C. Drew ‘The Hoodoo Tour’ in Bulletin 18 Nov. 38/4: Thump was to make the pace a cracker for the first two or three rounds.
[US]J.H. Warner ‘A Word List From Southeast Arkansas’ in AS XIII:1 4: ‘He’s the cracker on this team.’ That is, he is the player who inspires the team to do its best.
[UK]B. Hill Boss of Britain’s Underworld 15: He was a cracker, that padre [...] he was the only one who could handle my Maggie.
[UK]J. Curtis Look Long Upon a Monkey 33: You keep reckoning my idea’s a cracker, but you ain’t said yes or no, yet.
[UK]G.W. Target Teachers (1962) 87: Like the typewriter salesman Steve always said he would have been a cracker at.
[UK]T. Lewis Billy Rags [ebook] ‘Twins. Little crackers they are’.
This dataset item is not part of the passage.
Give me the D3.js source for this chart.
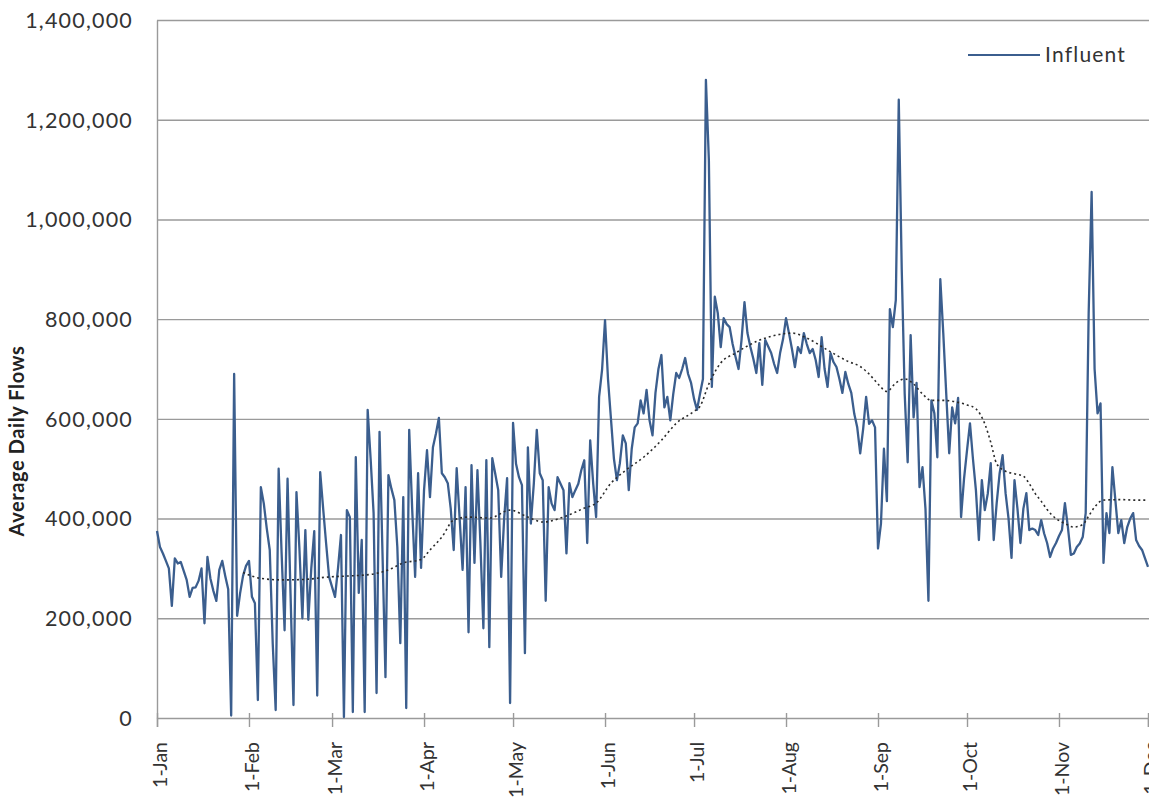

[UK]J. Rosenthal Bar Mitzvah Boy Scene 18: Here. I’ve got this cracker for you. You’ll appreciate this one. There’s this Yiddishe feller —.
[Scot]I. Welsh Trainspotting 122: Ah remember that cat scorin a cracker against Celtic.
[Ire]P. Howard Curious Incident of the Dog in the Nightdress 50: It was actually a cracker of a match.
[Scot](con. 1980s) I. Welsh Skagboys 501: We gits intae the lift n up tae the room. It’s a cracker n aw.
[Aus]N. Cummins Adventures of the Honey Badger [ebook] After jagging a role as tourist ambassador for West Oz, a friend in the department [...] organised a cracker of a trip for me to realise a dream.
[Scot]V. McDermid Insidious Intent (2018) 213: ‘Her weekend [...] must have been even more of a cracker than she’d hoped’.
[UK]M. Herron Joe Country [ebook] ‘Not that I’m objectifying her, you understand, but she’s a right cracker’.